Many of the same points were made Feb. 17 in an 11-page letter from the House Committee on Government Reform to Secretary of Agriculture Ann Veneman (http://reform.house.gov/).

Challenged. Authored by Chairman Tom Davis, R-Va., and Ranking Member Henry Waxman, D-Calif., the letter asks Veneman to explain why nearly everything she and USDA have said about America’s lone mad cow has been challenged by eyewitnesses at the Washington State plant that slaughtered the animal.

For example, the letter cites sworn statements from the plant’s manager, a plant employee that killed the cow and the trucker who hauled it that the cow was not a “downer.”

In fact, the letter states, eyewitnesses claim the cow not only walked onto the truck that hauled it to the slaughtering plant, the plant itself did not slaughter downer cows; hadn’t since Feb. 2003.

A real downer. Moreover, the congressmen assert, USDA knew the plant didn’t take downer cows and had in-hand a Jan. 6, 2004 fax from the plant’s manager that took exception to USDA’s “downer” characterization.

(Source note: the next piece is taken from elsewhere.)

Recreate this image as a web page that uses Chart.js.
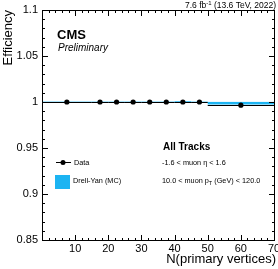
<!DOCTYPE html>
<html>
<head>
<meta charset="utf-8">
<script src="https://cdn.jsdelivr.net/npm/chart.js@4/dist/chart.umd.min.js"></script>
<style>
  html, body { margin: 0; padding: 0; background: #fff; overflow: hidden; }
  #wrap { width: 278px; height: 269px; position: relative; }
  #ov { position: absolute; left: 0; top: 0; pointer-events: none; }
</style>
</head>
<body>
<div id="wrap"><canvas id="c"></canvas><canvas id="ov" width="278" height="269"></canvas></div>
<script>
// bins in N(primary vertices)
const binEdges = [0, 15, 20, 25, 30, 35, 40, 45, 50, 70];
// data efficiency per bin
const dataEff = [1.0, 1.0, 1.0, 1.0, 1.0, 1.0, 1.0, 1.0, 0.9965];
// Drell-Yan MC efficiency and its uncertainty
const mcEff = [1.0, 1.0, 1.0, 1.0, 1.0, 1.0, 1.0, 1.0, 0.9987];
const mcErr = [0.0004, 0.0004, 0.0004, 0.0004, 0.0004, 0.0004, 0.0008, 0.0004, 0.0014];
// axis ticks
const xTicks = [10, 20, 30, 40, 50, 60, 70];
const yTicks = [0.85, 0.9, 0.95, 1, 1.05, 1.1];

const FONT = '"Liberation Sans", Arial, sans-serif';
const MC_COLOR = '#1cb4f2';

const binCenters = dataEff.map((_, i) => (binEdges[i] + binEdges[i + 1]) / 2);

// MC band and data x-error bars, under the markers
const bands = {
    id: 'bands',
    beforeDatasetsDraw(chart) {
        const ctx = chart.ctx;
        const x = chart.scales.x, y = chart.scales.y;
        ctx.save();
        ctx.fillStyle = MC_COLOR;
        mcEff.forEach((v, i) => {
            const x0 = x.getPixelForValue(binEdges[i]);
            const x1 = x.getPixelForValue(binEdges[i + 1]);
            const y0 = y.getPixelForValue(v + mcErr[i]);
            const y1 = y.getPixelForValue(v - mcErr[i]);
            ctx.fillRect(x0, y0, x1 - x0, Math.max(y1 - y0, 1));
        });
        ctx.fillStyle = '#000';
        dataEff.forEach((v, i) => {
            const py = Math.round(y.getPixelForValue(v));
            const x0 = x.getPixelForValue(binEdges[i]);
            const x1 = x.getPixelForValue(binEdges[i + 1]);
            ctx.fillRect(x0, py, x1 - x0, 1);
        });
        ctx.restore();
    }
};

// frame with inward major/minor ticks, drawn on an overlay canvas
function drawFrame(ctx, chart) {
    const x = chart.scales.x, y = chart.scales.y;
    const L = Math.round(x.getPixelForValue(0));
    const R = Math.round(x.getPixelForValue(70));
    const T = Math.round(y.getPixelForValue(1.1));
    const B = Math.round(y.getPixelForValue(0.85));
    ctx.save();
    ctx.fillStyle = '#000';
    ctx.fillRect(L, T, R - L + 1, 1);
    ctx.fillRect(L, B, R - L + 1, 1);
    ctx.fillRect(L, T, 1, B - T + 1);
    ctx.fillRect(R, T, 1, B - T + 1);
    for (let v = 0; v <= 70; v += 2) {
        const px = Math.round(x.getPixelForValue(v));
        const len = v % 10 === 0 ? 6 : 3;
        ctx.fillRect(px, B - len + 1, 1, len);
        ctx.fillRect(px, T, 1, len);
    }
    for (let k = 0; k <= 25; k++) {
        const py = Math.round(y.getPixelForValue(0.85 + k * 0.01));
        const len = k % 5 === 0 ? 6 : 3;
        ctx.fillRect(L, py, len, 1);
        ctx.fillRect(R - len + 1, py, len, 1);
    }
    ctx.restore();
}

const frame = {
    id: 'frame',
    afterDraw(chart) {
        drawFrame(chart.ctx, chart);
        const ov = document.getElementById('ov');
        const octx = ov.getContext('2d');
        octx.clearRect(0, 0, ov.width, ov.height);
        drawFrame(octx, chart);
    }
};

// titles, CMS label and legend
const labels = {
    id: 'labels',
    afterDraw(chart) {
        const ctx = chart.ctx;
        ctx.save();
        ctx.fillStyle = '#000';
        ctx.textBaseline = 'middle';
        ctx.textAlign = 'right';
        ctx.font = '8.5px ' + FONT;
        ctx.fillText('(13.6 TeV, 2022)', 276, 6);
        const w1 = ctx.measureText(' (13.6 TeV, 2022)').width;
        ctx.font = '6px ' + FONT;
        const supW = ctx.measureText('-1').width;
        ctx.fillText('-1', 276 - w1, 3);
        ctx.font = '8.5px ' + FONT;
        ctx.fillText('7.6 fb', 276 - w1 - supW, 6);

        ctx.textAlign = 'left';
        ctx.font = 'bold 13px ' + FONT;
        ctx.fillText('CMS', 57, 35);
        ctx.font = 'italic 10px ' + FONT;
        ctx.fillText('Preliminary', 58, 48);

        ctx.font = '13px ' + FONT;
        ctx.textAlign = 'right';
        ctx.fillText('N(primary vertices)', 276, 259);
        ctx.save();
        ctx.translate(8, 10);
        ctx.rotate(-Math.PI / 2);
        ctx.fillText('Efficiency', 0, 0);
        ctx.restore();

        ctx.fillRect(56, 162, 15, 1);
        ctx.beginPath();
        ctx.arc(63, 162.5, 2.5, 0, Math.PI * 2);
        ctx.fill();
        ctx.fillStyle = MC_COLOR;
        ctx.fillRect(55, 175, 15, 14);
        ctx.fillStyle = '#000';
        ctx.textAlign = 'left';
        ctx.font = '7.3px ' + FONT;
        ctx.fillText('Data', 74, 163);
        ctx.fillText('Drell-Yan (MC)', 73, 181);

        ctx.font = 'bold 10px ' + FONT;
        ctx.fillText('All Tracks', 163, 147);
        ctx.font = '7.3px ' + FONT;
        ctx.fillText('-1.6 < muon \u03B7 < 1.6', 162, 163);
        let tx = 162;
        const s1 = '10.0 < muon p';
        ctx.fillText(s1, tx, 181);
        tx += ctx.measureText(s1).width;
        ctx.font = '5.5px ' + FONT;
        ctx.fillText('T', tx, 183.5);
        tx += ctx.measureText('T').width;
        ctx.font = '7.3px ' + FONT;
        ctx.fillText(' (GeV) < 120.0', tx, 181);
        ctx.restore();
    }
};

new Chart(document.getElementById('c'), {
    type: 'scatter',
    data: {
        datasets: [{
            label: 'Data',
            data: binCenters.map((c, i) => ({ x: c, y: dataEff[i] })),
            pointRadius: 2.6,
            pointBackgroundColor: '#000',
            pointBorderWidth: 0
        }]
    },
    options: {
        responsive: true,
        maintainAspectRatio: false,
        animation: false,
        devicePixelRatio: 1,
        events: [],
        layout: { padding: { top: 10, right: 2, left: 0, bottom: 0 } },
        plugins: {
            legend: { display: false },
            tooltip: { enabled: false }
        },
        scales: {
            x: {
                type: 'linear',
                min: 0,
                max: 70,
                afterFit: (s) => { s.height = 29; s.paddingLeft = 0; s.paddingRight = 0; },
                afterBuildTicks: (s) => { s.ticks = xTicks.map(v => ({ value: v })); },
                grid: { display: false, drawTicks: false },
                border: { display: true, color: '#000', width: 1 },
                ticks: {
                    padding: 2,
                    color: '#000',
                    font: { family: FONT, size: 11 },
                    maxRotation: 0
                }
            },
            y: {
                type: 'linear',
                min: 0.85,
                max: 1.1,
                afterFit: (s) => { s.width = 42; s.paddingTop = 0; s.paddingBottom = 0; },
                afterBuildTicks: (s) => { s.ticks = yTicks.map(v => ({ value: v })); },
                grid: { display: false, drawTicks: false },
                border: { display: true, color: '#000', width: 1 },
                ticks: {
                    padding: 4,
                    color: '#000',
                    font: { family: FONT, size: 11 },
                    callback: (v) => String(Math.round(v * 100) / 100)
                }
            }
        }
    },
    plugins: [bands, frame, labels]
});
</script>
</body>
</html>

The fax, sent to USDA’s Boulder, Colo., district office, was never made public even as Veneman continued her “out of an abundance of caution” road show with the beef-eating public.

A dumb accident. Davis and Waxman stop short of the calling the Washington State mad cow discovery what it truly was: a nearly pure dumb accident.

Despite that courtesy, the congressmen cut quickly to the chase.

“If this (witness) information is true, it could have serious implications for both the adequacy of the national BSE surveillance system and the credibility of the USDA.”

The letter ignited an official investigation by USDA’s Office of Inspector General of what USDA and its political appointees knew about the mad cow and when they knew it.

According to Davis and Waxman, it’s likely USDA knew plenty and knew it early.

Favors. The revelations and subsequent investigation, however, have not slowed Veneman’s 24-7 drive to deliver favors to USDA’s packer buddies.

She continues to lobby for opening the American border to cheap Canadian cattle imports despite the fact that both North America’s known mad cows came from Canada.

Additionally, USDA’s sudden love affair for a voluntary national animal identification program in the wake of the mad cow delivers exactly what Big Meat wants: no mandatory ID, no country of origin labeling and no possible chance of complete traceability up or down the food chain.

Linked. But the latest evidence that USDA and Big Meat are linked at the brisket is the agency’s warning that meatpackers who privately test for mad cow – with tests already used in Japan and the European Union – could face government wrath.

Why? Because more widespread testing increases the odds one or more mad cows might be found.

And Ann Veneman knows should that occur, heaven forbid, the next bell to be rung will be hers.

Hey, you partner up with packers, you’re gonna get bloody.